--- Source data ---
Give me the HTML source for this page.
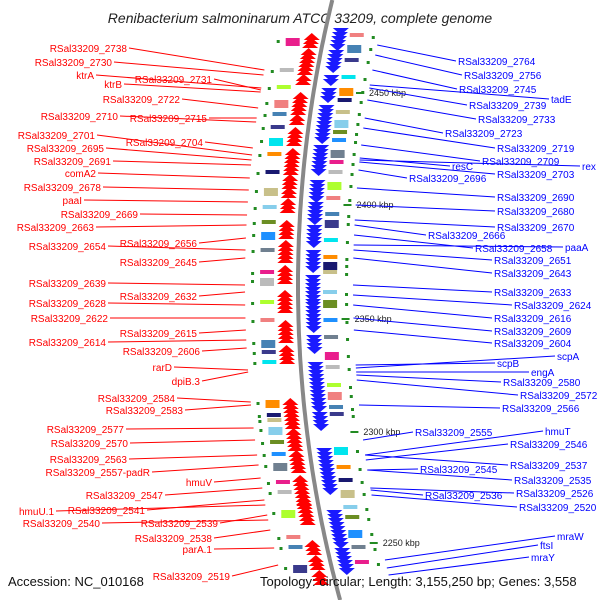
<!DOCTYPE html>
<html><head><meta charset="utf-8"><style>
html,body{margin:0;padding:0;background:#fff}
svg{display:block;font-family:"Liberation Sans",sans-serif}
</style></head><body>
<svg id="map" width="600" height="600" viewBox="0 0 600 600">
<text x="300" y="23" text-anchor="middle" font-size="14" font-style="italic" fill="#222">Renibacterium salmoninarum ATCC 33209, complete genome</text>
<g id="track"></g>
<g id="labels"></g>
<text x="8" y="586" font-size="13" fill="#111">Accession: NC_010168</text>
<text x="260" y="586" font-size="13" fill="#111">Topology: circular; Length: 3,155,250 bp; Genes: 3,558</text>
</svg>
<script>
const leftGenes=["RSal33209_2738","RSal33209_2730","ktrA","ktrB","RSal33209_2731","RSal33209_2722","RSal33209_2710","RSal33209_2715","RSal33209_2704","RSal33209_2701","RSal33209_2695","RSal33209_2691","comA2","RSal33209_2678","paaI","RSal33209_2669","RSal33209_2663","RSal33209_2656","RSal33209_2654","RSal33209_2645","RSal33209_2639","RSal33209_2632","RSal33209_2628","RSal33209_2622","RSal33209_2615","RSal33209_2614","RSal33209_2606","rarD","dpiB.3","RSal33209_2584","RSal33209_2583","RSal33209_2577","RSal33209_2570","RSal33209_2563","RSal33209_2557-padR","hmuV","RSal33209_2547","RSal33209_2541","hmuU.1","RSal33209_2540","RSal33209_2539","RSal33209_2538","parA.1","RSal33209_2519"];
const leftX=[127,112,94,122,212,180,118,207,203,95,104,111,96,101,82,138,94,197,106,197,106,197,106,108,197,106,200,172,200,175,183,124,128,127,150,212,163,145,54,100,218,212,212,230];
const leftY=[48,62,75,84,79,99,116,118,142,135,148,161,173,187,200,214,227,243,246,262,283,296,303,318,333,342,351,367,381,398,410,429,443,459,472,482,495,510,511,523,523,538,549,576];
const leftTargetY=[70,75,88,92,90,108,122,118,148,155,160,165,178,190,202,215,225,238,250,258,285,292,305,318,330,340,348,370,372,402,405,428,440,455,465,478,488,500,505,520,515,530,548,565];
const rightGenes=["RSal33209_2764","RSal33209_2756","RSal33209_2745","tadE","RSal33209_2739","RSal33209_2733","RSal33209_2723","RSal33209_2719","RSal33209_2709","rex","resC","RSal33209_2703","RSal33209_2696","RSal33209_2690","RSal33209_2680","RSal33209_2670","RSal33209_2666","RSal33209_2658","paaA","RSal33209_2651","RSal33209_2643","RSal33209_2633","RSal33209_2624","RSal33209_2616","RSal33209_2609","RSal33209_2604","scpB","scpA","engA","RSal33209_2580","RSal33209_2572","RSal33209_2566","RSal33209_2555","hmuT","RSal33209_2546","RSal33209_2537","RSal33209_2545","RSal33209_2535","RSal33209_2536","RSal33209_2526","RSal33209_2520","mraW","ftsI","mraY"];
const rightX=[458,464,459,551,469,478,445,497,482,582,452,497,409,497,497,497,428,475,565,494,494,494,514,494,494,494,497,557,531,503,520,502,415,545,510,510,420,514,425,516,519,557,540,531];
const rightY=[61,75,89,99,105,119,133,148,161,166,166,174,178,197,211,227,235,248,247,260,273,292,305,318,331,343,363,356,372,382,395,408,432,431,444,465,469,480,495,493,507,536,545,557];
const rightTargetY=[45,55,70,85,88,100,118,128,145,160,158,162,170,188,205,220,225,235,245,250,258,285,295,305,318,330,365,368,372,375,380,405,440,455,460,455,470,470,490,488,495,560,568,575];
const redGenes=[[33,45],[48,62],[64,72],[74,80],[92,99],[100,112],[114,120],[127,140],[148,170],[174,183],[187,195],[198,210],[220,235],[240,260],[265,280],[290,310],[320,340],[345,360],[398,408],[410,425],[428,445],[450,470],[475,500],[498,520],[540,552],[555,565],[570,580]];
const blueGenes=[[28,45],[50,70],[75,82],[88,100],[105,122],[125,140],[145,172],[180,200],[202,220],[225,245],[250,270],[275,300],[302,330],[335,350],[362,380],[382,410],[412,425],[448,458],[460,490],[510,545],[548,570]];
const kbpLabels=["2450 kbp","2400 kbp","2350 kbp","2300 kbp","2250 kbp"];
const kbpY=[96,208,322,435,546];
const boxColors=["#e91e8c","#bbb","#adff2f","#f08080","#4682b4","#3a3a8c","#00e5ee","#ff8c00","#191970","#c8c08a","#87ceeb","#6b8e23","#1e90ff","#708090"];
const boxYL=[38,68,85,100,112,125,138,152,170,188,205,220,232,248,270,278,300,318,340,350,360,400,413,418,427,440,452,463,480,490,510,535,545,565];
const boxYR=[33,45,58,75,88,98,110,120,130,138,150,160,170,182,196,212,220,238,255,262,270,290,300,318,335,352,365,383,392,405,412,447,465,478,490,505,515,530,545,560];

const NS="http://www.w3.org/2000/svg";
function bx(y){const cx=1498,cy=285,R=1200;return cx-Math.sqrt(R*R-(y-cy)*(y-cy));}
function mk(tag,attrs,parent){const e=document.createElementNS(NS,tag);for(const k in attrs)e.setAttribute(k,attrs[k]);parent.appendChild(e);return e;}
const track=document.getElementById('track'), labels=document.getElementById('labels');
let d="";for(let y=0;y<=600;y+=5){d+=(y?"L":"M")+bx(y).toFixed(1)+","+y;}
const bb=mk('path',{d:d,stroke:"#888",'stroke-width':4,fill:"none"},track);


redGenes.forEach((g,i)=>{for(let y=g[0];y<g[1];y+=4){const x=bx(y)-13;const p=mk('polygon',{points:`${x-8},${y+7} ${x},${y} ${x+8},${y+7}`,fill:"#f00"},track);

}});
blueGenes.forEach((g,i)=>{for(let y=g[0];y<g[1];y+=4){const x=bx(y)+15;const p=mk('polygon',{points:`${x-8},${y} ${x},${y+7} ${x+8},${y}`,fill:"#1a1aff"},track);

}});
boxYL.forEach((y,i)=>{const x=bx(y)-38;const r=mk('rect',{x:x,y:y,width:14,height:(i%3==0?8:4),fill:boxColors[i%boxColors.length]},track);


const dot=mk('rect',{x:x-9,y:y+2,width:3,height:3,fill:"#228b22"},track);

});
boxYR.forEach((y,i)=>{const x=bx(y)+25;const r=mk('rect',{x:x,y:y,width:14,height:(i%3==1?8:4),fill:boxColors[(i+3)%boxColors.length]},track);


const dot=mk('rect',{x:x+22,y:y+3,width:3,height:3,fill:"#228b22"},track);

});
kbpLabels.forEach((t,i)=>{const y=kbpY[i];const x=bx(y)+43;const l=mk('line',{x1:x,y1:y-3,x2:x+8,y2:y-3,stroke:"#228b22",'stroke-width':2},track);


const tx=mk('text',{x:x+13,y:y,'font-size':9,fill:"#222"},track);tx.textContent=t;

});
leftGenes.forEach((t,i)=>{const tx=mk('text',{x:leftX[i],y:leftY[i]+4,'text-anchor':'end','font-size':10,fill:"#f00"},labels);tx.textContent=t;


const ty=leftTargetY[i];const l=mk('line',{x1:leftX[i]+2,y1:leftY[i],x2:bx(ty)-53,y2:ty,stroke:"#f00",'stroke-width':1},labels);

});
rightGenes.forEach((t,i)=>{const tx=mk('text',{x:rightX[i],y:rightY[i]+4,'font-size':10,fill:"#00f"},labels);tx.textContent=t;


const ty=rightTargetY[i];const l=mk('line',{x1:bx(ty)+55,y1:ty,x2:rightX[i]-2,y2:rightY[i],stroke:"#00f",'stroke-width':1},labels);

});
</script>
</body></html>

--- What you are asked to do ---
The data should be printed again unchanged; leave its pictures out.

--- Solution for this problem ---
Give me the HTML source for this page.
<!DOCTYPE html>
<html><head><meta charset="utf-8"><style>
html,body{margin:0;padding:0;background:#fff}
svg{display:block;font-family:"Liberation Sans",sans-serif}
</style></head><body>
<svg id="map" width="600" height="600" viewBox="0 0 600 600">
<text x="300" y="23" text-anchor="middle" font-size="14" font-style="italic" fill="#222">Renibacterium salmoninarum ATCC 33209, complete genome</text>
<g id="track"></g>
<g id="labels"></g>
<text x="8" y="586" font-size="13" fill="#111">Accession: NC_010168</text>
<text x="260" y="586" font-size="13" fill="#111">Topology: circular; Length: 3,155,250 bp; Genes: 3,558</text>
</svg>
<script>
const leftGenes=["RSal33209_2738","RSal33209_2730","ktrA","ktrB","RSal33209_2731","RSal33209_2722","RSal33209_2710","RSal33209_2715","RSal33209_2704","RSal33209_2701","RSal33209_2695","RSal33209_2691","comA2","RSal33209_2678","paaI","RSal33209_2669","RSal33209_2663","RSal33209_2656","RSal33209_2654","RSal33209_2645","RSal33209_2639","RSal33209_2632","RSal33209_2628","RSal33209_2622","RSal33209_2615","RSal33209_2614","RSal33209_2606","rarD","dpiB.3","RSal33209_2584","RSal33209_2583","RSal33209_2577","RSal33209_2570","RSal33209_2563","RSal33209_2557-padR","hmuV","RSal33209_2547","RSal33209_2541","hmuU.1","RSal33209_2540","RSal33209_2539","RSal33209_2538","parA.1","RSal33209_2519"];
const leftX=[127,112,94,122,212,180,118,207,203,95,104,111,96,101,82,138,94,197,106,197,106,197,106,108,197,106,200,172,200,175,183,124,128,127,150,212,163,145,54,100,218,212,212,230];
const leftY=[48,62,75,84,79,99,116,118,142,135,148,161,173,187,200,214,227,243,246,262,283,296,303,318,333,342,351,367,381,398,410,429,443,459,472,482,495,510,511,523,523,538,549,576];
const leftTargetY=[70,75,88,92,90,108,122,118,148,155,160,165,178,190,202,215,225,238,250,258,285,292,305,318,330,340,348,370,372,402,405,428,440,455,465,478,488,500,505,520,515,530,548,565];
const rightGenes=["RSal33209_2764","RSal33209_2756","RSal33209_2745","tadE","RSal33209_2739","RSal33209_2733","RSal33209_2723","RSal33209_2719","RSal33209_2709","rex","resC","RSal33209_2703","RSal33209_2696","RSal33209_2690","RSal33209_2680","RSal33209_2670","RSal33209_2666","RSal33209_2658","paaA","RSal33209_2651","RSal33209_2643","RSal33209_2633","RSal33209_2624","RSal33209_2616","RSal33209_2609","RSal33209_2604","scpB","scpA","engA","RSal33209_2580","RSal33209_2572","RSal33209_2566","RSal33209_2555","hmuT","RSal33209_2546","RSal33209_2537","RSal33209_2545","RSal33209_2535","RSal33209_2536","RSal33209_2526","RSal33209_2520","mraW","ftsI","mraY"];
const rightX=[458,464,459,551,469,478,445,497,482,582,452,497,409,497,497,497,428,475,565,494,494,494,514,494,494,494,497,557,531,503,520,502,415,545,510,510,420,514,425,516,519,557,540,531];
const rightY=[61,75,89,99,105,119,133,148,161,166,166,174,178,197,211,227,235,248,247,260,273,292,305,318,331,343,363,356,372,382,395,408,432,431,444,465,469,480,495,493,507,536,545,557];
const rightTargetY=[45,55,70,85,88,100,118,128,145,160,158,162,170,188,205,220,225,235,245,250,258,285,295,305,318,330,365,368,372,375,380,405,440,455,460,455,470,470,490,488,495,560,568,575];
const redGenes=[[33,45],[48,62],[64,72],[74,80],[92,99],[100,112],[114,120],[127,140],[148,170],[174,183],[187,195],[198,210],[220,235],[240,260],[265,280],[290,310],[320,340],[345,360],[398,408],[410,425],[428,445],[450,470],[475,500],[498,520],[540,552],[555,565],[570,580]];
const blueGenes=[[28,45],[50,70],[75,82],[88,100],[105,122],[125,140],[145,172],[180,200],[202,220],[225,245],[250,270],[275,300],[302,330],[335,350],[362,380],[382,410],[412,425],[448,458],[460,490],[510,545],[548,570]];
const kbpLabels=["2450 kbp","2400 kbp","2350 kbp","2300 kbp","2250 kbp"];
const kbpY=[96,208,322,435,546];
const boxColors=["#e91e8c","#bbb","#adff2f","#f08080","#4682b4","#3a3a8c","#00e5ee","#ff8c00","#191970","#c8c08a","#87ceeb","#6b8e23","#1e90ff","#708090"];
const boxYL=[38,68,85,100,112,125,138,152,170,188,205,220,232,248,270,278,300,318,340,350,360,400,413,418,427,440,452,463,480,490,510,535,545,565];
const boxYR=[33,45,58,75,88,98,110,120,130,138,150,160,170,182,196,212,220,238,255,262,270,290,300,318,335,352,365,383,392,405,412,447,465,478,490,505,515,530,545,560];

const NS="http://www.w3.org/2000/svg";
function bx(y){const cx=1498,cy=285,R=1200;return cx-Math.sqrt(R*R-(y-cy)*(y-cy));}
function mk(tag,attrs,parent){const e=document.createElementNS(NS,tag);for(const k in attrs)e.setAttribute(k,attrs[k]);parent.appendChild(e);return e;}
const track=document.getElementById('track'), labels=document.getElementById('labels');
let d="";for(let y=0;y<=600;y+=5){d+=(y?"L":"M")+bx(y).toFixed(1)+","+y;}
const bb=mk('path',{d:d,stroke:"#888",'stroke-width':4,fill:"none"},track);


redGenes.forEach((g,i)=>{for(let y=g[0];y<g[1];y+=4){const x=bx(y)-13;const p=mk('polygon',{points:`${x-8},${y+7} ${x},${y} ${x+8},${y+7}`,fill:"#f00"},track);

}});
blueGenes.forEach((g,i)=>{for(let y=g[0];y<g[1];y+=4){const x=bx(y)+15;const p=mk('polygon',{points:`${x-8},${y} ${x},${y+7} ${x+8},${y}`,fill:"#1a1aff"},track);

}});
boxYL.forEach((y,i)=>{const x=bx(y)-38;const r=mk('rect',{x:x,y:y,width:14,height:(i%3==0?8:4),fill:boxColors[i%boxColors.length]},track);


const dot=mk('rect',{x:x-9,y:y+2,width:3,height:3,fill:"#228b22"},track);

});
boxYR.forEach((y,i)=>{const x=bx(y)+25;const r=mk('rect',{x:x,y:y,width:14,height:(i%3==1?8:4),fill:boxColors[(i+3)%boxColors.length]},track);


const dot=mk('rect',{x:x+22,y:y+3,width:3,height:3,fill:"#228b22"},track);

});
kbpLabels.forEach((t,i)=>{const y=kbpY[i];const x=bx(y)+43;const l=mk('line',{x1:x,y1:y-3,x2:x+8,y2:y-3,stroke:"#228b22",'stroke-width':2},track);


const tx=mk('text',{x:x+13,y:y,'font-size':9,fill:"#222"},track);tx.textContent=t;

});
leftGenes.forEach((t,i)=>{const tx=mk('text',{x:leftX[i],y:leftY[i]+4,'text-anchor':'end','font-size':10,fill:"#f00"},labels);tx.textContent=t;


const ty=leftTargetY[i];const l=mk('line',{x1:leftX[i]+2,y1:leftY[i],x2:bx(ty)-53,y2:ty,stroke:"#f00",'stroke-width':1},labels);

});
rightGenes.forEach((t,i)=>{const tx=mk('text',{x:rightX[i],y:rightY[i]+4,'font-size':10,fill:"#00f"},labels);tx.textContent=t;


const ty=rightTargetY[i];const l=mk('line',{x1:bx(ty)+55,y1:ty,x2:rightX[i]-2,y2:rightY[i],stroke:"#00f",'stroke-width':1},labels);

});
</script>
</body></html>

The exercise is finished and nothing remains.